Added by flynn 10 days ago. Updated 6 days ago.

Status:
Fixed
Priority:
Normal
Category:
TLS
Target version:
ASK QUESTIONS IN Forums:
No

Description

With the current git-version I get sometimes TLS errors in the browser (firefox) on already existing tabs. At the moment I cannot trigger/reproduce this, but it happens several times a day:
  • open a new tab with a new URL
  • the tab reloads itself through javascript code
  • after many successful reloads the browser gives an error, that it cannot establish a secure connection
  • explicit reload the tab solves the problem

All requests are HTTP/2.

This did not happen with version 1.4.59.

What can I do to isolate the problem?


Related issues

Related to Bug #3093: Chrome 92, HTTP/2, fcgi, mutiple puts no responseFixedActions
Actions #1

Updated by gstrauss 10 days ago

What can I do to isolate the problem?

I did a quick review of mod_openssl changes since since lighttpd 1.4.59. Changes were made for compatibility with OpenSSL 3.0.0 (GA release 7 Sep 2021) and to detect time jumping backwards a large amount (which might break Session Tickets in mod_openssl).

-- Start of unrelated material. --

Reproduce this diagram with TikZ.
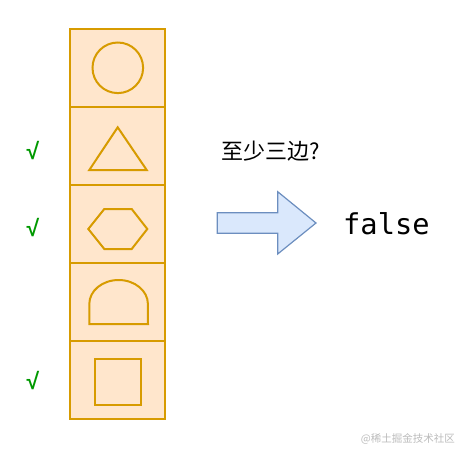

Other changes largely affect mod_openssl at setup time, not at run time. Related issues: #3075, #3080, #3081. Some changes in HTTP/2 support in lighttpd were made to address #3078 and #3093.

As I think aloud about possible runtime failure scenarios:

Does the problem tend to occur after you update OCSP stapling responses? Within 256 seconds of the expiration time marked in the OCSP stapling file (not file modification time), lighttpd detects and reload the OCSP stapling response. (I don't think this is related to the issue you are seeing unless your OCSP stapling responses expire multiple times a day, which is not typical practice.)

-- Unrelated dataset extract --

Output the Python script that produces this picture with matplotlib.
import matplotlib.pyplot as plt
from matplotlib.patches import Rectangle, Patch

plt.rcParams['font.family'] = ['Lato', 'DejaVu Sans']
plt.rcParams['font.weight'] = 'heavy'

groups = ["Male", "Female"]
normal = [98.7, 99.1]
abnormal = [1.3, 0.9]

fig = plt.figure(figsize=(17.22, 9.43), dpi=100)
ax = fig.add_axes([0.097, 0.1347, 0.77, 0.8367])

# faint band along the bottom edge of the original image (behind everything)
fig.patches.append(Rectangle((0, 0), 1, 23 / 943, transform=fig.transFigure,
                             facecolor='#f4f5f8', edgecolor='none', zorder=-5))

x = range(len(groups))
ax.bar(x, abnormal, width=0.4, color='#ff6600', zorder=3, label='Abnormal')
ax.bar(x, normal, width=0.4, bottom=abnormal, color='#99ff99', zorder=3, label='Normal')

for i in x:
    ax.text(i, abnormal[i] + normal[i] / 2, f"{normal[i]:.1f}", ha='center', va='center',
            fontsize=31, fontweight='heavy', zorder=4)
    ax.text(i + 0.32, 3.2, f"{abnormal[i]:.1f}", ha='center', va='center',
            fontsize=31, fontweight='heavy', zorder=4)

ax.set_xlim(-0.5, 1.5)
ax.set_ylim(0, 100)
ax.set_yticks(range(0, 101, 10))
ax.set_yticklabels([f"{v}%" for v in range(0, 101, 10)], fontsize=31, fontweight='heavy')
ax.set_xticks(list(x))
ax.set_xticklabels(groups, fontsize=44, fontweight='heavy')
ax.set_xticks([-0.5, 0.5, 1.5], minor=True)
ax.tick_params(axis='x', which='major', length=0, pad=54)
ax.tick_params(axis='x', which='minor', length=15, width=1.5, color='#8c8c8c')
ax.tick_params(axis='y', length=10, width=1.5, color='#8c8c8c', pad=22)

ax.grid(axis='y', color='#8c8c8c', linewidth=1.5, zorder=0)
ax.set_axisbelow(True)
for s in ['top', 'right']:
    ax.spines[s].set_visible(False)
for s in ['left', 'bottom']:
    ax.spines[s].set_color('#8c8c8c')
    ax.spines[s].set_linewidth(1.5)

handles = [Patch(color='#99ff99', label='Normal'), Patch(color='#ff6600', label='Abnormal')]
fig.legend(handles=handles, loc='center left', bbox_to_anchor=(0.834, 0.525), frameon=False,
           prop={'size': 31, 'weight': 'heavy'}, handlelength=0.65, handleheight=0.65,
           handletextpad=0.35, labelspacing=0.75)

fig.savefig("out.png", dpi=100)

It is more likely that there is an issue somewhere with TLS session ticket rotation. You can isolate and test this by temporarily disabling Session Tickets (ssl.openssl.ssl-conf-cmd += ("Options" => "ServerPreference,-SessionTicket")) and seeing if this issue goes away. Please note that disabling Session Tickets will result in a slight performance (some added latency) hit when establishing new TLS connections, most visible on high-latency, low-power devices. That should not be as noticeable on a high-performance LAN (low-latency) with powerful computers.

Another option is to test with an alternate TLS library, such as lighttpd mod_gnutls. However, unless that is already on your system, that might be a bit of an effort, so I am not suggesting you do this.

Actions #2

Updated by flynn 10 days ago

OCSP-Stapling updates are running in the morning at 6:25, we can exclude this.

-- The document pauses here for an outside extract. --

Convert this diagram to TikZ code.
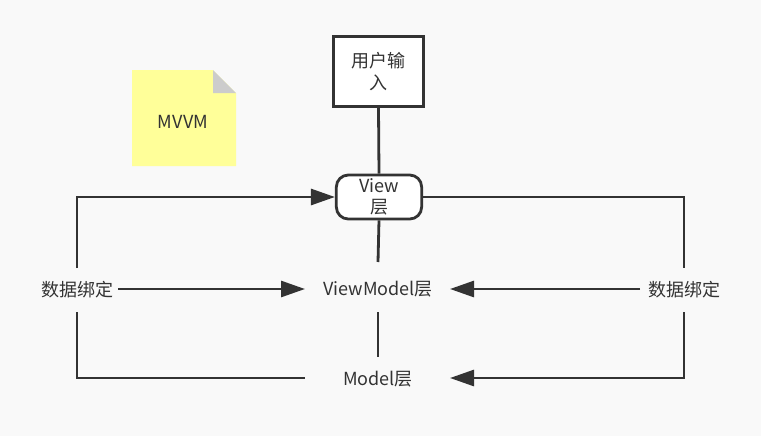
\documentclass[tikz,border=0pt]{standalone}
\usepackage{fontspec}
\setmainfont{Noto Sans CJK SC}
\usetikzlibrary{arrows.meta}
\definecolor{ln}{HTML}{333333}
\begin{document}
\begin{tikzpicture}[x=0.75pt,y=-0.75pt,
  line/.style={draw=ln,line width=2.1pt},
  arr/.style={line,-{Triangle[length=18pt,width=12pt]}},
  lbl/.style={text=ln,font=\fontsize{13.5}{16}\selectfont,align=center,inner sep=0pt}]
\fill[fill={rgb,255:red,249;green,249;blue,249}] (0,0) rectangle (761,436);
\useasboundingbox (0,0) rectangle (761,436);
% note
\fill[fill={rgb,255:red,255;green,255;blue,153}] (132,70) -- (213,70) -- (236,93) -- (236,166) -- (132,166) -- cycle;
\fill[fill={rgb,255:red,204;green,204;blue,204}] (213,70) -- (236,93) -- (213,93) -- cycle;
\node[lbl] (mvvm) at (183,122) {MVVM};
% nodes
\node[line,fill=white,minimum width=68pt,minimum height=53pt,lbl,text width=50pt] (user) at (378.5,71.5) {用户输\\入};
\node[line,fill=white,rounded corners=9pt,minimum width=64pt,minimum height=33pt,lbl] (view) at (379,197) {View\\层};
\node[lbl] (vm) at (378,289) {ViewModel层};
\node[lbl] (model) at (378,379) {Model层};
\node[lbl] (bl) at (77,290) {数据绑定};
\node[lbl] (br) at (684,290) {数据绑定};
\coordinate (c1) at (77,197);
\coordinate (c2) at (77,378);
\coordinate (c3) at (684,197);
\coordinate (c4) at (684,378);
% connectors
\draw[line] (user.south) -- (view.north);
\draw[line] (view.south) -- (378,262);
\draw[line] (378,312) -- (378,357);
\draw[arr] (77,268) -- (c1) -- (view.west);
\draw[arr] (118,289) -- (305,289);
\draw[line] (77,312) -- (c2) -- (305,378);
\draw[line] (view.east) -- (c3) -- (684,268);
\draw[arr] (640,289) -- (450,289);
\draw[arr] (684,312) -- (c4) -- (450,378);
\end{tikzpicture}
\end{document}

I test disabling Session Tickets first.

Actions #3

Updated by flynn 9 days ago

Disabling TLS session tickets is useless.

I disabled HTTP/2 in the browser and now the problem is gone, so it seems a HTTP/2 problem, which is reported by the bowser as TLS error.

Using h2spec with your patch (https://github.com/summerwind/h2spec/issues/120) I get:
- no errors with lighttpd version 1.4.59
- 5 errors with current git version

Failures: 

Hypertext Transfer Protocol Version 2 (HTTP/2)
  5. Streams and Multiplexing
    5.1. Stream States
      using source address [2a02:8440:4504:3e0a:7406:c855:a832:8ab1]:56284
      × 8: closed: Sends a DATA frame after sending RST_STREAM frame
        -> The endpoint MUST treat this as a stream error of type STREAM_CLOSED.
           Expected: GOAWAY Frame (Error Code: STREAM_CLOSED)
                     RST_STREAM Frame (Error Code: STREAM_CLOSED)
                     Connection closed
             Actual: WINDOW_UPDATE Frame (length:4, flags:0x00, stream_id:0)

  6. Frame Definitions
    6.9. WINDOW_UPDATE
      using source address [2a02:8440:4504:3e0a:7406:c855:a832:8ab1]:56396
      × 2: Sends a WINDOW_UPDATE frame with a flow control window increment of 0 on a stream
        -> The endpoint MUST treat this as a connection error of type PROTOCOL_ERROR.
           Expected: GOAWAY Frame (Error Code: PROTOCOL_ERROR)
                     RST_STREAM Frame (Error Code: PROTOCOL_ERROR)
                     Connection closed
             Actual: DATA Frame (length:0, flags:0x01, stream_id:1)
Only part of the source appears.